======== Data extract
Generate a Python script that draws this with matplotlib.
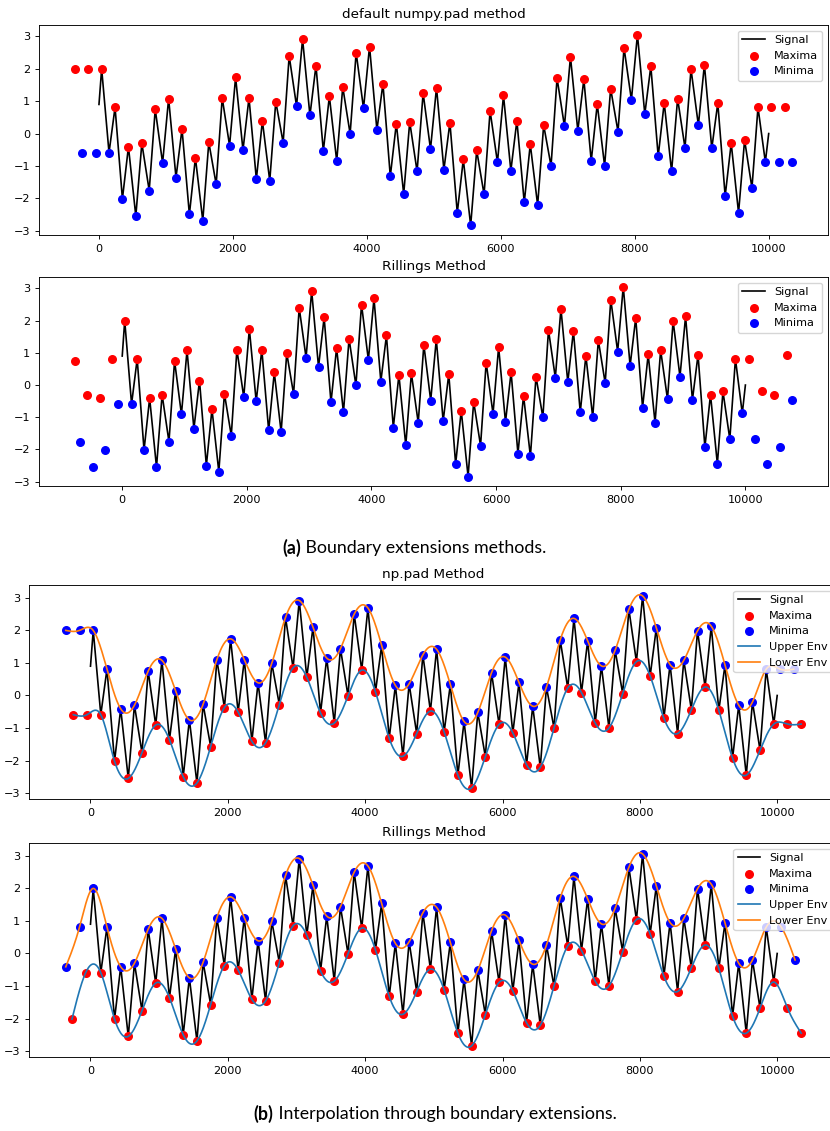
import numpy as np
import matplotlib
matplotlib.use('Agg')
import matplotlib.pyplot as plt

# extrema read along the signal (one maximum and one minimum every 200 samples)
MAX_VALS = [2.00, 0.81, -0.41, -0.30, 0.75, 1.08, 0.14, -0.75, -0.27, 1.10,
            1.74, 1.10, 0.39, 0.99, 2.40, 2.92, 2.10, 1.15, 1.44, 2.50,
            2.69, 1.54, 0.31, 0.36, 1.25, 1.42, 0.34, -0.80, -0.52, 0.70,
            1.18, 0.40, -0.33, 0.26, 1.71, 2.37, 1.68, 0.91, 1.39, 2.65,
            3.06, 2.08, 0.95, 1.08, 1.99, 2.13, 0.94, -0.30, -0.20, 0.81]
MIN_VALS = [-0.59, -2.02, -2.55, -1.76, -0.91, -1.36, -2.50, -2.69, -1.57, -0.37,
            -0.51, -1.41, -1.46, -0.28, 0.85, 0.56, -0.54, -0.85, -0.01, 0.78,
            0.11, -1.32, -1.87, -1.17, -0.48, -1.12, -2.45, -2.84, -1.88, -0.89,
            -1.15, -2.13, -2.21, -1.00, 0.23, 0.09, -0.85, -1.00, 0.06, 1.04,
            0.60, -0.70, -1.17, -0.44, 0.26, -0.46, -1.93, -2.45, -1.68, -0.88]
MAX_T = np.arange(40, 10000, 200)
MIN_T = np.arange(150, 10000, 200)
SIG_START = 0.9
SIG_END = 0.0

plt.rcParams.update({
    'font.size': 8.1, 'axes.titlesize': 9.7, 'legend.fontsize': 8.1,
    'axes.linewidth': 0.65, 'xtick.major.size': 2.8, 'ytick.major.size': 2.8,
    'xtick.major.width': 0.65, 'ytick.major.width': 0.65,
    'axes.titlepad': 4.9,
})

mx = np.array(MAX_VALS)
mn = np.array(MIN_VALS)

# signal drawn through start, alternating extrema, end
sig_t = np.concatenate([[0], np.ravel(np.column_stack([MAX_T, MIN_T])), [10000]])
sig_y = np.concatenate([[SIG_START], np.ravel(np.column_stack([mx, mn])), [SIG_END]])


def pad_ext(n=2):
    lt = np.arange(n, 0, -1) * 200
    tmax = np.concatenate([MAX_T[0] - lt, MAX_T, MAX_T[-1] + lt[::-1]])
    vmax = np.concatenate([np.full(n, mx[0]), mx, np.full(n, mx[-1])])
    tmin = np.concatenate([MIN_T[0] - lt, MIN_T, MIN_T[-1] + lt[::-1]])
    vmin = np.concatenate([np.full(n, mn[0]), mn, np.full(n, mn[-1])])
    return tmax, vmax, tmin, vmin


def rilling_ext(n=4):
    # mirror about the first maximum on the left, last minimum on the right
    a, b = MAX_T[0], MIN_T[-1]
    tmax = np.concatenate([(2 * a - MAX_T[1:n + 1])[::-1], MAX_T, 2 * b - MAX_T[-n:][::-1]])
    vmax = np.concatenate([mx[1:n + 1][::-1], mx, mx[-n:][::-1]])
    tmin = np.concatenate([(2 * a - MIN_T[:n])[::-1], MIN_T, 2 * b - MIN_T[-n - 1:-1][::-1]])
    vmin = np.concatenate([mn[:n][::-1], mn, mn[-n - 1:-1][::-1]])
    return tmax, vmax, tmin, vmin


def spline(x, y, xs):
    n = len(x)
    h = np.diff(x)
    A = np.zeros((n, n))
    r = np.zeros(n)
    A[0, 0] = A[-1, -1] = 1
    for i in range(1, n - 1):
        A[i, i - 1], A[i, i], A[i, i + 1] = h[i - 1], 2 * (h[i - 1] + h[i]), h[i]
        r[i] = 3 * ((y[i + 1] - y[i]) / h[i] - (y[i] - y[i - 1]) / h[i - 1])
    c = np.linalg.solve(A, r)
    b = (y[1:] - y[:-1]) / h - h * (2 * c[:-1] + c[1:]) / 3
    d = (c[1:] - c[:-1]) / (3 * h)
    i = np.clip(np.searchsorted(x, xs) - 1, 0, n - 2)
    dx = xs - x[i]
    return y[i] + b[i] * dx + c[i] * dx ** 2 + d[i] * dx ** 3


def ext_panel(ax, ext, title):
    tmax, vmax, tmin, vmin = ext
    ax.plot(sig_t, sig_y, color='black', lw=1.2, label='Signal')
    ax.scatter(tmax, vmax, color='red', s=30, label='Maxima', zorder=3)
    ax.scatter(tmin, vmin, color='blue', s=30, label='Minima', zorder=3)
    ax.set_title(title)
    ax.legend(loc='upper right')


def env_panel(ax, ext, title):
    tmax, vmax, tmin, vmin = ext
    ax.plot(sig_t, sig_y, color='black', lw=1.2, label='Signal')
    ax.scatter(tmin, vmin, color='red', s=30, label='Maxima', zorder=3)
    ax.scatter(tmax, vmax, color='blue', s=30, label='Minima', zorder=3)
    xs_lo = np.linspace(tmin[0], tmin[-1], 2000)
    xs_hi = np.linspace(tmax[0], tmax[-1], 2000)
    ax.plot(xs_lo, spline(tmin, vmin, xs_lo), color='tab:blue', lw=1.2, label='Upper Env', zorder=4)
    ax.plot(xs_hi, spline(tmax, vmax, xs_hi), color='tab:orange', lw=1.2, label='Lower Env', zorder=4)
    ax.set_title(title)
    ax.legend(loc='upper right')


W, H = 830, 1131
fig = plt.figure(figsize=(W / 100, H / 100), dpi=100)


def box(l, t, r, b):
    return [l / W, 1 - b / H, (r - l) / W, (b - t) / H]


ax1 = fig.add_axes(box(39, 25, 828, 235))
ext_panel(ax1, pad_ext(2), 'default numpy.pad method')
ax2 = fig.add_axes(box(39, 277, 828, 486))
ext_panel(ax2, rilling_ext(4), 'Rillings Method')
ax3 = fig.add_axes(box(29, 585, 838, 799))
env_panel(ax3, pad_ext(2), 'np.pad Method')
ax4 = fig.add_axes(box(29, 843, 838, 1057))
env_panel(ax4, rilling_ext(2), 'Rillings Method')


def caption(tag, text, xc, y):
    # bold tag followed by regular text, centred as one line
    renderer = fig.canvas.get_renderer()
    kw = dict(fontsize=12.8, family='Lato', va='center', ha='left')
    t1 = fig.text(0, 1 - y / H, tag, weight='bold', **kw)
    t2 = fig.text(0, 1 - y / H, ' ' + text, **kw)
    w1 = t1.get_window_extent(renderer).width
    w2 = t2.get_window_extent(renderer).width
    x0 = xc - (w1 + w2) / 2
    t1.set_x(x0 / W)
    t2.set_x((x0 + w1) / W)


caption('(a)', 'Boundary extensions methods.', 414, 548)
caption('(b)', 'Interpolation through boundary extensions.', 435, 1114)

fig.savefig('out.png', dpi=100)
================
- **Written instruction**
Starting at the first line of the material, output exactly the lines up to and including the one with "import matplotlib.pyplot as plt". Do not include the pictures.

- **Correct result**
Generate a Python script that draws this with matplotlib.
import numpy as np
import matplotlib
matplotlib.use('Agg')
import matplotlib.pyplot as plt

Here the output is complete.